In my world, long hair is for women. Personally, I don’t like men with hair. I’m more than a little grossed out when I see grown ass men with big afros, cornrows, perms, curls, braids, ponytails and dreads. Ice Cube? Yuck with the Jherri curl, Nice with the low cut. Luda? Icky with the cornrows and afro, Cute with the low cut. Snoop? Ridiculous with the curls, perms and braid. Without? Well, he’d still be a NO, but you get my point. Grown men shouldn’t have that much hair. Why is it that I can only think of rappers or sports figures with an abundance of hair? Hmm. . . . . . Anyway, as adult men, they are allowed to make those decisions. However, I’m downright irritated when I see any variation of the same on little boys. I hate it! It’s their child so my opinion means nothing, but I get a little pissed at the parents too. Sorry if I’ve just described your son or the child of someone you love, but I still hate it! I know that many like it, love it even, but not me.
My son was born January 13, 2009 with a head full of hair. Ugh! His hair became my nemesis, my arch enemy, my Achilles heel, my kryptonite!!! I simply hated it; every long, curly strand. And, the longer it got, the more I hated it. Unfortunately, MrTDJ and my grandmother, LuLu the Great, were adamant about him not having a hair cut before his first birthday. They are both pretty superstitious and the folklore behind cutting a baby’s hair before age 1 is serious. “You’ll make him stutter”, “You’ll stunt his growth”, and my personal favorite, “He’ll become cross eyed.” There are a million more, but those are the three explanations that you hear most often on this subject. I knew that I would NOT be doing anything other than brushing and oiling my son’s hair until such time as I could cut it all off.

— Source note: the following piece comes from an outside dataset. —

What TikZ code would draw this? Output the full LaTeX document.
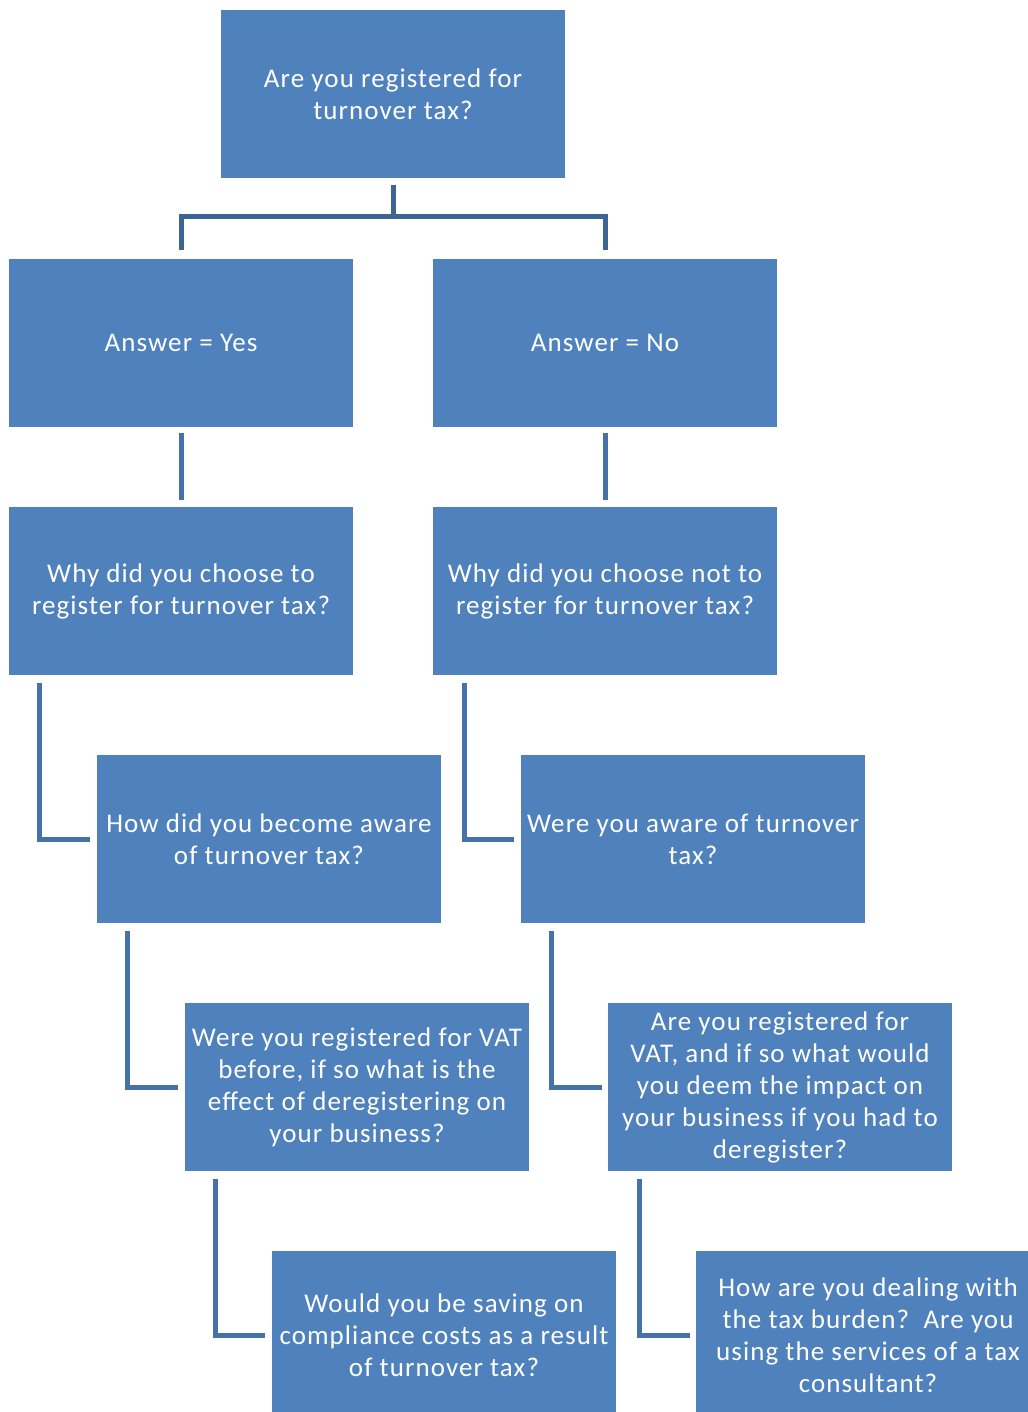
\documentclass[tikz,border=0pt]{standalone}
\usepackage{fontspec}
\setmainfont{Carlito}[LetterSpace=4]
\usepackage{tikz}
\definecolor{boxblue}{HTML}{4F81BD}
\definecolor{linkblue}{HTML}{4672AA}
\definecolor{topblue}{HTML}{3C6594}

\begin{document}
\begin{tikzpicture}[x=1pt,y=1pt]
\useasboundingbox (0,0) rectangle (1027,-1412);
\tikzstyle{QBox}=[fill=boxblue,text=white,minimum width=344pt,minimum height=168pt,
  inner sep=0pt,align=center,font=\fontsize{27pt}{32pt}\selectfont]
\tikzstyle{EdgeStyle}=[linkblue,line width=5pt]
\tikzstyle{TopEdge}=[topblue,line width=5pt]

\node[QBox] (top) at (393,-94) {Are you registered for\\turnover tax?};

\node[QBox] (yes) at (181,-343) {Answer = Yes};
\node[QBox] (no) at (605,-343) {Answer = No};

\node[QBox] (whyyes) at (181,-591) {Why did you choose to\\register for turnover tax?};
\node[QBox] (whyno) at (605,-591) {Why did you choose not to\\register for turnover tax?};

\node[QBox] (aware) at (269,-839) {How did you become aware\\of turnover tax?};
\node[QBox] (awareno) at (693,-839) {Were you aware of turnover\\tax?};

\node[QBox] (vat) at (357,-1087) {Were you registered for VAT\\before, if so what is the\\effect of deregistering on\\your business?};
\node[QBox] (vatno) at (780,-1087) {Are you registered for\\VAT, and if so what would\\you deem the impact on\\your business if you had to\\deregister?};

\node[QBox] (saving) at (444,-1335) {Would you be saving on\\compliance costs as a result\\of turnover tax?};
\node[QBox] (burden) at (868,-1335) {How are you dealing with\\the tax burden?~~Are you\\using the services of a tax\\consultant?};

% split below the first question
\draw[TopEdge] ([yshift=-7pt]top.south) -- ++(0,-31) coordinate (fork);
\draw[TopEdge] (fork) -| ([yshift=9pt]yes.north);
\draw[TopEdge] (fork) -| ([yshift=9pt]no.north);

\draw[EdgeStyle] ([yshift=-6pt]yes.south) -- ([yshift=7pt]whyyes.north);
\draw[EdgeStyle] ([yshift=-6pt]no.south) -- ([yshift=7pt]whyno.north);

% elbows down the two columns
\draw[EdgeStyle] ([xshift=31pt,yshift=-8pt]whyyes.south west) |- ([xshift=-7pt]aware.west);
\draw[EdgeStyle] ([xshift=32pt,yshift=-8pt]whyno.south west) |- ([xshift=-7pt]awareno.west);
\draw[EdgeStyle] ([xshift=31pt,yshift=-8pt]aware.south west) |- ([xshift=-7pt]vat.west);
\draw[EdgeStyle] ([xshift=31pt,yshift=-8pt]awareno.south west) |- ([xshift=-6pt]vatno.west);
\draw[EdgeStyle] ([xshift=31pt,yshift=-8pt]vat.south west) |- ([xshift=-7pt]saving.west);
\draw[EdgeStyle] ([xshift=32pt,yshift=-8pt]vatno.south west) |- ([xshift=-6pt]burden.west);

\end{tikzpicture}
\end{document}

I was excited for baby TDJ’s birthday because a baby’s first birthday is super special. That first year was hard, and I was proud that MrTDJ and I hadn’t accidently killed him, or deliberately killed each other. But, secretly, I was more excited about the haircut that we would give him on January 14. I was so anxious that I wanted to take the day off work to prepare for the event. I didn’t, but I wanted to. Due to circumstance outside my control, we didn’t get to actually do the cutting until January 16. And folks, it was the most miserable 3 hours I have ever spent with my husband and child. My little guy cried, moaned, wailed and made sounds I didn’t know were humanly possible. Our neighbors surely thought that his father and I were KILLING him. Because his hair was so long, we initially took some length off with scissors before going to the clippers. Lawd, that boy gave me and the scissors the side eye, while doing evasive maneuvers with his neck. Once MrTDJ went in with the clippers? **SMH** The little guy cried, I cried, MrTDJ got frustrated with the both of us while trying not to cry. I know that baby TDJ wasn’t actually in any physical pain, but it really hurt me to see him in so much discomfort. I think fear of the unknown mixed with the irritation of being partially restrained by me, frustrated and angered our little guy. I kept trying to reassure and soothe him, but it didn’t help one bit. No one of us was any better until the process was complete and the clippers were firmly back in their case. These early cuts don’t even include a shape up! Whew! It was an ordeal.
So, tell me ya’ll, why 3 months later did I think it would really be any easier? Last night, MrTDJ and I again tortured our little man with his 2nd haircut. I suppose I hoped that because he was a few months older, he wouldn’t be so upset by the process. I hoped that it wouldn’t seem as new and as scary as it had the first time. Well, I guess I was half right – it must not have seemed new, because the minute he saw the case to the clippers, he dropped his cookie and burst into tears. **sigh** I’m still drained from all the tears. My optimism, that this will get easier with age, is fading. I had hoped that one day soon, I’d have the little dude smiling below at the barber shop, but I’m not so sure anymore. I guess this is still better than having to braid the hair of little girl.